長崎 自分の感覚で選んだところはあるんですが,それを言葉にすると何だろうって,最近考えたんです。たぶん,ずっと走り続けている人で,子どもや子どもの世界とちゃんと向き合っている人。かわいいとか,ほんわかとか,そういう子どもの描き方じゃなくて,自分の考えを「子ども」を使って描いている,「子ども」というモチーフに流されすぎない人たちかなと。
森
多彩な顔ぶれですよね。いがらしみきおさんの「無人野菜販売所」(本誌:p13)も,すごく分かります。こういう所に泊まりたいっていう子どもの感じ,大人には全く分かんないんだけれども,まさに子どもならではだなって。
描き下ろし漫画のテーマ設定は自由だったんですか?
長崎 「子ども」をテーマにしたものか,「子どもの本」のコミカライズでお願いしました。あとは,特集名「漫画の子どもたち」と,この特集にかける私の思いを伝えたら,みなさん,自由に考えてくださったという感じです。
森 長崎さんの熱い漫画愛が伝わった?(笑)
長崎 そうですね(笑)。
森 長崎さん,「長崎家の本棚」(本誌:p90)で,「恋愛漫画がちょっと苦手」っておっしゃっていますよね。今回の執筆陣にも,見事にその傾向が強く出ていますね(笑)。私もそんなに恋愛ものが得意じゃないんですよ。
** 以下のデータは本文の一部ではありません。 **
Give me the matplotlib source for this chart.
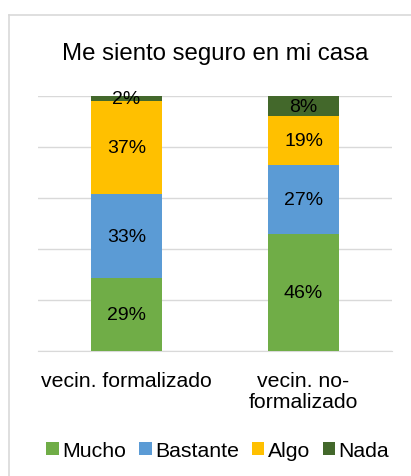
import numpy as np
import matplotlib.pyplot as plt
from matplotlib.lines import Line2D

plt.rcParams['font.family'] = ['Liberation Sans', 'DejaVu Sans']

# Dane
categories = ['vecin. formalizado', 'vecin. no-\nformalizado']
series = ['Mucho', 'Bastante', 'Algo', 'Nada']
mucho = [29, 46]
bastante = [33, 27]
algo = [37, 19]
nada = [2, 8]
colors = ['#70AD47', '#5B9BD5', '#FFC000', '#43682B']

values = np.array([mucho, bastante, algo, nada], dtype=float)
shares = values / values.sum(axis=0) * 100  # wykres 100% skumulowany

fig = plt.figure(figsize=(4.11, 4.77), dpi=100)
ax = fig.add_axes([0.092, 0.262, 0.862, 0.535])

x = np.arange(len(categories))
bottom = np.zeros(len(categories))
for i, name in enumerate(series):
    bars = ax.bar(x, shares[i], 0.4, bottom=bottom, color=colors[i], label=name, zorder=3)
    for j, b in enumerate(bars):
        ax.text(b.get_x() + b.get_width() / 2, bottom[j] + shares[i][j] / 2,
                f'{values[i][j]:.0f}%', ha='center', va='center', fontsize=14, zorder=4)
    bottom += shares[i]

ax.set_xlim(-0.5, 1.5)
ax.set_ylim(0, 100)
ax.set_yticks(np.arange(0, 101, 20))
ax.yaxis.grid(True, color='#D9D9D9', linewidth=1, zorder=0)
ax.tick_params(left=False, labelleft=False, bottom=False)
ax.set_xticks(x)
ax.set_xticklabels(categories, fontsize=15.3, linespacing=1.15)
ax.tick_params(axis='x', pad=11)
for s in ['top', 'right', 'left']:
    ax.spines[s].set_visible(False)
ax.spines['bottom'].set_color('#D9D9D9')

fig.text(0.523, 0.887, 'Me siento seguro en mi casa', ha='center', va='center', fontsize=17.3)

fig.legend(loc='center', bbox_to_anchor=(0.53, 0.053), ncol=4, frameon=False, fontsize=15.3,
           handlelength=0.6, handleheight=0.6, handletextpad=0.15, columnspacing=0.6)

# ramka wykresu
fig.add_artist(Line2D([9 / 411, 9 / 411], [0, 1 - 16 / 477], color='#D9D9D9', linewidth=1.2))
fig.add_artist(Line2D([9 / 411, 1], [1 - 16 / 477, 1 - 16 / 477], color='#D9D9D9', linewidth=1.2))

plt.savefig('out.png', dpi=100)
長崎 ですよね。だから,私,森さんの読者でいられるんです!(笑)
森絵都(もり・えと)
1968年東京都生まれ。作家。『リズム』でデビュー。著書『宇宙のみなしご』『つきのふね』『カラフル』『DIVE!!』『クラスメイツ』『みかづき』ほか。
長崎訓子(ながさき・くにこ)
1970年東京都生まれ。イラストレーター。文学漫画集『Ebony and Irony』『MARBLE RAMBLE』,作品集『Daydream Nation』『COLLAGES』ほか。